Sep 6, 2023

Large Language Models in Molecular Biology

Posted by in categories: biotech/medical, internet, robotics/AI

Will we ever decipher the language of molecular biology? Here, I argue that we are just a few years away from having accurate in silico models of the primary biomolecular information highway — from DNA to gene expression to proteins — that rival experimental accuracy and can be used in medicine and pharmaceutical discovery.

Since I started my PhD in 1996, the computational biology community had embraced the mantra, “biology is becoming a computational science.” Our ultimate ambition has been to predict the activity of biomolecules within cells, and cells within our bodies, with precision and reproducibility akin to engineering disciplines. We have aimed to create computational models of biological systems, enabling accurate biomolecular experimentation in silico. The recent strides made in deep learning and particularly large language models (LLMs), in conjunction with affordable and large-scale data generation, are propelling this aspiration closer to reality.

LLMs, already proven masters at modeling human language, have demonstrated extraordinary feats like passing the bar exam, writing code, crafting poetry in diverse styles, and arguably rendering the Turing test obsolete. However, their potential for modeling biomolecular systems may even surpass their proficiency in modeling human language.

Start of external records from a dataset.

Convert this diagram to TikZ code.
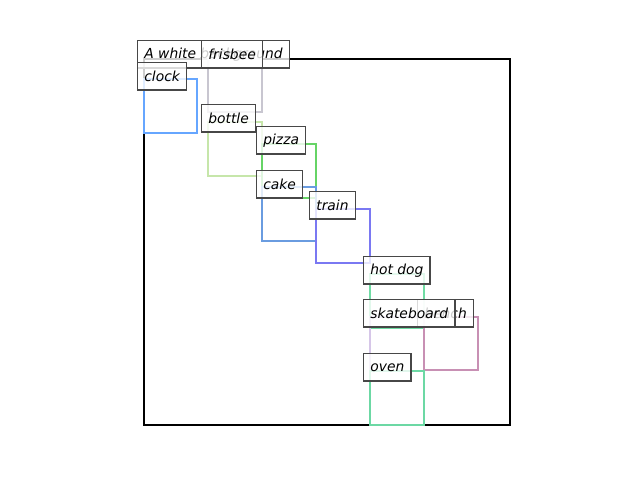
\documentclass[tikz,border=0pt]{standalone}
\usepackage{fontspec}
\setmainfont{DejaVu Sans}
\usetikzlibrary{positioning}
\definecolor{clockc}{RGB}{102,166,255}
\definecolor{frisbeec}{RGB}{200,198,208}
\definecolor{bottlec}{RGB}{198,230,170}
\definecolor{pizzac}{RGB}{102,212,102}
\definecolor{cakec}{RGB}{106,156,224}
\definecolor{trainc}{RGB}{122,120,242}
\definecolor{hotdogc}{RGB}{112,220,164}
\definecolor{skatec}{RGB}{214,198,232}
\definecolor{benchc}{RGB}{200,144,180}
\definecolor{ovenc}{RGB}{108,216,164}
\tikzset{
x=0.72bp,
y=-0.72bp,
region/.style={line width=1.8bp},
frame/.style={line width=1.5bp, draw=black},
tag/.style={draw=black!72, line width=1bp, fill=white, fill opacity=0.8, text opacity=1,
  font=\itshape, anchor=north west, minimum height=19.6bp, inner xsep=4.8bp, inner ysep=0pt},
}
\begin{document}
\begin{tikzpicture}
    \useasboundingbox (0,0) rectangle (640,480);
    % regions
    \draw[frame] (144,59) rectangle (510,425);
    \draw[region, clockc] (144,79) rectangle (197,133);
    \draw[region, frisbeec] (208,59) rectangle (262,112);
    \draw[region, bottlec] (208,122) rectangle (262,176);
    \draw[region, pizzac] (262,144) rectangle (316,198);
    \draw[region, cakec] (262,187) rectangle (316,241);
    \draw[region, trainc] (316,209) rectangle (370,263);
    \draw[region, hotdogc] (370,274) rectangle (424,328);
    \draw[region, skatec] (370,317) rectangle (424,371);
    \draw[region, benchc] (424,317) rectangle (478,370);
    \draw[region, ovenc] (370,371) rectangle (424,425);

    % tags
    \node[tag] (caption) at (137,40) {A white background};
    \node[tag] (clock) at (137,62) {clock};
    \node[tag] (frisbee) at (201,40) {frisbee};
    \node[tag] (bottle) at (201,104) {bottle};
    \node[tag] (pizza) at (256,126) {pizza};
    \node[tag] (cake) at (256,170) {cake};
    \node[tag] (train) at (309,191) {train};
    \node[tag] (hotdog) at (363,256) {hot dog};
    \node[tag] (bench) at (417,299) {bench};
    \node[tag] (skateboard) at (363,299) {skateboard};
    \node[tag] (oven) at (363,353) {oven};
\end{tikzpicture}
\end{document}
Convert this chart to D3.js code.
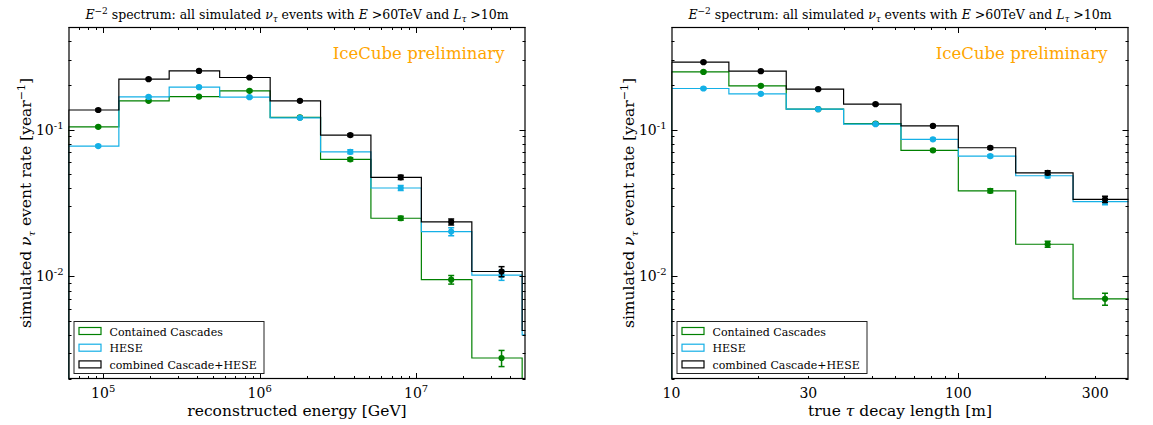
<!DOCTYPE html>
<html>
<head>
<meta charset="utf-8">
<script src="https://cdn.jsdelivr.net/npm/d3@7"></script>
<style>
  body { margin: 0; background: #fff; }
  svg text { font-family: "DejaVu Serif", "Liberation Serif", "Times New Roman", serif; fill: #000; }
</style>
</head>
<body>
<script>
// ---- data: reconstructed energy (left panel) ----
const energyEdges = [6.0e4, 1.259e5, 2.64e5, 5.55e5, 1.167e6, 2.45e6, 5.14e6, 1.08e7, 2.27e7, 4.76e7, 1.0e8];
const energyCascade    = [0.1045, 0.157, 0.168, 0.1836, 0.121, 0.0627, 0.0249, 0.0095, 0.00278, 0];
const energyCascadeErr = [0.0015, 0.0022, 0.0024, 0.0026, 0.0018, 0.0015, 0.0008, 0.00064, 0.00035, 0];
const energyHese       = [0.0772, 0.167, 0.1946, 0.1663, 0.1203, 0.0706, 0.040, 0.0202, 0.0102, 0.0040];
const energyHeseErr    = [0.0012, 0.0025, 0.0028, 0.0025, 0.0018, 0.0022, 0.0016, 0.00127, 0.0008, 0.0004];
const energyCombined   = [0.136, 0.2206, 0.251, 0.2265, 0.157, 0.0918, 0.0473, 0.0235, 0.0108, 0.00428];
const energyCombinedErr= [0.002, 0.003, 0.0035, 0.003, 0.0022, 0.002, 0.0015, 0.0011, 0.00085, 0.0004];

// ---- data: true tau decay length (right panel) ----
const lengthEdges = [10, 15.85, 25.12, 39.81, 63.10, 100, 158.5, 251.2, 398.1];
const lengthCascade    = [0.247, 0.1987, 0.1378, 0.110, 0.0722, 0.0383, 0.01656, 0.00703];
const lengthCascadeErr = [0.0035, 0.003, 0.002, 0.0017, 0.0012, 0.0012, 0.00078, 0.00066];
const lengthHese       = [0.1906, 0.1752, 0.1378, 0.1089, 0.0858, 0.066, 0.0485, 0.0323];
const lengthHeseErr    = [0.0028, 0.0026, 0.002, 0.0017, 0.0015, 0.0014, 0.0015, 0.0015];
const lengthCombined   = [0.288, 0.250, 0.1886, 0.149, 0.106, 0.0752, 0.0508, 0.0335];
const lengthCombinedErr= [0.004, 0.0035, 0.0028, 0.0022, 0.0016, 0.0016, 0.0016, 0.0016];

const seriesNames  = ["Contained Cascades", "HESE", "combined Cascade+HESE"];
const seriesColors = ["#008000", "#14b0e6", "#000000"];

const yDomain = [0.002, 0.5];
const yMajor = [0.01, 0.1];

const W = 1153, H = 425;
const svg = d3.select("body").append("svg")
  .attr("width", W).attr("height", H)
  .attr("font-family", "'DejaVu Serif', 'Liberation Serif', serif");

function drawPanel (o) {
  const left = o.left, right = o.left + 457, top = 27, bottom = 379;
  const x = d3.scaleLog().domain(o.xDomain).range([left, right]);
  const y = d3.scaleLog().domain(yDomain).range([bottom, top]);
  const yv = v => v > 0 ? y(v) : bottom + 20;

  const g = svg.append("g");
  const clipId = "clip" + o.id;
  g.append("clipPath").attr("id", clipId)
    .append("rect").attr("x", left).attr("y", top)
    .attr("width", right - left).attr("height", bottom - top);

  const plot = g.append("g").attr("clip-path", `url(#${clipId})`);

  // step histograms
  o.series.forEach((s, k) => {
    const pts = [[x(o.edges[0]), bottom + 20]];
    s.values.forEach((v, i) => {
      pts.push([x(o.edges[i]), yv(v)]);
      pts.push([x(o.edges[i + 1]), yv(v)]);
    });
    pts.push([x(o.edges[o.edges.length - 1]), bottom + 20]);
    plot.append("path")
      .attr("d", d3.line()(pts))
      .attr("fill", "none")
      .attr("stroke", seriesColors[k])
      .attr("stroke-width", 1.2);
  });

  // markers with error bars
  o.series.forEach((s, k) => {
    const pts = s.values.map((v, i) => ({
      cx: x((o.edges[i] + o.edges[i + 1]) / 2), v: v, e: s.errs[i]
    })).filter(d => d.v > 0);
    const mg = plot.append("g")
      .attr("stroke", seriesColors[k]).attr("fill", seriesColors[k]);
    mg.selectAll("line.bar").data(pts).join("line")
      .attr("x1", d => d.cx).attr("x2", d => d.cx)
      .attr("y1", d => y(d.v - d.e)).attr("y2", d => y(d.v + d.e))
      .attr("stroke-width", 1.5);
    mg.selectAll("line.lo").data(pts).join("line")
      .attr("x1", d => d.cx - 3).attr("x2", d => d.cx + 3)
      .attr("y1", d => y(d.v - d.e)).attr("y2", d => y(d.v - d.e))
      .attr("stroke-width", 1.5);
    mg.selectAll("line.hi").data(pts).join("line")
      .attr("x1", d => d.cx - 3).attr("x2", d => d.cx + 3)
      .attr("y1", d => y(d.v + d.e)).attr("y2", d => y(d.v + d.e))
      .attr("stroke-width", 1.5);
    mg.selectAll("circle").data(pts).join("circle")
      .attr("cx", d => d.cx).attr("cy", d => y(d.v))
      .attr("r", 3.1).attr("stroke", "none");
  });

  // ticks (inward, all four sides)
  const ax = g.append("g").attr("stroke", "#000").attr("stroke-width", 1);
  const xMinor = x.ticks().filter(t => t > o.xDomain[0] && t < o.xDomain[1]);
  xMinor.forEach(t => {
    const major = o.xMajor.includes(t);
    const len = major ? 6 : 3;
    const px = Math.round(x(t)) + 0.5;
    ax.append("line").attr("x1", px).attr("x2", px).attr("y1", bottom).attr("y2", bottom - len);
    ax.append("line").attr("x1", px).attr("x2", px).attr("y1", top).attr("y2", top + len);
  });
  const yTicks = y.ticks().filter(t => t >= yDomain[0] && t <= yDomain[1]);
  yTicks.forEach(t => {
    const major = yMajor.some(m => Math.abs(m - t) / m < 1e-6);
    const len = major ? 6 : 3;
    const py = Math.round(y(t)) + 0.5;
    ax.append("line").attr("x1", left).attr("x2", left + len).attr("y1", py).attr("y2", py);
    ax.append("line").attr("x1", right).attr("x2", right - len).attr("y1", py).attr("y2", py);
  });

  // frame
  g.append("rect")
    .attr("x", left + 0.5).attr("y", top + 0.5)
    .attr("width", right - left - 1).attr("height", bottom - top - 1)
    .attr("fill", "none").attr("stroke", "#000").attr("stroke-width", 1.2);

  // x tick labels
  o.xLabels.forEach(t => {
    const tx = g.append("text")
      .attr("x", x(t)).attr("y", bottom + 19)
      .attr("text-anchor", "middle").attr("font-size", 14);
    if (o.powLabels) {
      tx.append("tspan").text("10");
      tx.append("tspan").attr("dy", -6).attr("font-size", 10).text(Math.round(Math.log10(t)));
    } else {
      tx.text(t);
    }
  });

  // y tick labels
  yMajor.forEach(t => {
    const tx = g.append("text")
      .attr("x", left - 5).attr("y", y(t) + 5)
      .attr("text-anchor", "end").attr("font-size", 14);
    tx.append("tspan").text("10");
    tx.append("tspan").attr("dy", -6).attr("font-size", 10).text("-" + Math.round(-Math.log10(t)));
  });

  // axis labels
  const xl = g.append("text")
    .attr("x", (left + right) / 2).attr("y", bottom + 37)
    .attr("text-anchor", "middle").attr("font-size", 15.5);
  o.xTitle(xl);

  const yl = g.append("text")
    .attr("transform", `translate(${left - 38},${(top + bottom) / 2}) rotate(-90)`)
    .attr("text-anchor", "middle").attr("font-size", 15.5);
  yl.append("tspan").text("simulated ");
  yl.append("tspan").attr("font-style", "italic").text("ν");
  yl.append("tspan").attr("dy", 4).attr("font-size", 10).attr("font-style", "italic").text("τ");
  yl.append("tspan").attr("dy", -4).text(" event rate [year");
  yl.append("tspan").attr("dy", -6).attr("font-size", 11).text("−1");
  yl.append("tspan").attr("dy", 6).text("]");

  // title
  const tt = g.append("text")
    .attr("x", (left + right) / 2).attr("y", 19)
    .attr("text-anchor", "middle").attr("font-size", 12.5);
  tt.append("tspan").attr("font-style", "italic").text("E");
  tt.append("tspan").attr("dy", -5).attr("font-size", 9).text("−2");
  tt.append("tspan").attr("dy", 5).text(" spectrum: all simulated ");
  tt.append("tspan").attr("font-style", "italic").text("ν");
  tt.append("tspan").attr("dy", 3).attr("font-size", 8.5).attr("font-style", "italic").text("τ");
  tt.append("tspan").attr("dy", -3).text(" events with ");
  tt.append("tspan").attr("font-style", "italic").text("E");
  tt.append("tspan").text(" >60TeV and ");
  tt.append("tspan").attr("font-style", "italic").text("L");
  tt.append("tspan").attr("dy", 3).attr("font-size", 8.5).attr("font-style", "italic").text("τ");
  tt.append("tspan").attr("dy", -3).text(" >10m");

  // IceCube preliminary
  g.append("text")
    .attr("x", right - 21).attr("y", 59)
    .attr("text-anchor", "end").attr("font-size", 16.5)
    .style("fill", "#ffa500")
    .text("IceCube preliminary");

  // legend
  const lg = g.append("g").attr("transform", `translate(${left + 5},${bottom - 58})`);
  lg.append("rect").attr("x", 0.5).attr("y", 0.5).attr("width", 190).attr("height", 52)
    .attr("fill", "#fff").attr("stroke", "#222").attr("stroke-width", 1);
  seriesNames.forEach((name, k) => {
    lg.append("rect").attr("x", 5.5).attr("y", 6.5 + k * 16.7)
      .attr("width", 22).attr("height", 7)
      .attr("fill", "#fff").attr("stroke", seriesColors[k]).attr("stroke-width", 1.2);
    lg.append("text").attr("x", 36).attr("y", 14.5 + k * 16.7)
      .attr("font-size", 11).text(name);
  });
}

drawPanel({
  id: "E", left: 68.5,
  xDomain: [6.0e4, 5.0e7],
  xMajor: [1e5, 1e6, 1e7],
  xLabels: [1e5, 1e6, 1e7],
  powLabels: true,
  edges: energyEdges,
  series: [
    { values: energyCascade, errs: energyCascadeErr },
    { values: energyHese, errs: energyHeseErr },
    { values: energyCombined, errs: energyCombinedErr }
  ],
  xTitle: t => t.text("reconstructed energy [GeV]")
});

drawPanel({
  id: "L", left: 671.5,
  xDomain: [10, 392],
  xMajor: [10, 100],
  xLabels: [10, 30, 100, 300],
  powLabels: false,
  edges: lengthEdges,
  series: [
    { values: lengthCascade, errs: lengthCascadeErr },
    { values: lengthHese, errs: lengthHeseErr },
    { values: lengthCombined, errs: lengthCombinedErr }
  ],
  xTitle: t => {
    t.append("tspan").text("true ");
    t.append("tspan").attr("font-style", "italic").text("τ");
    t.append("tspan").text(" decay length [m]");
  }
});
</script>
</body>
</html>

Human language mirrors human thought providing us with an inherent advantage, while molecular biology is intricate, messy, and counterintuitive. Biomolecular systems, despite their messy constitution, are robust and reproducible, comprising millions of components interacting in ways that have evolved over billions of years. The resulting systems are marvelously complex, beyond human comprehension. Biologists often resort to simplistic rules that work only 60% or 80% of the time, resulting in digestible but incomplete narratives. Our capacity to generate colossal biomolecular data currently outstrips our ability to understand the underlying systems.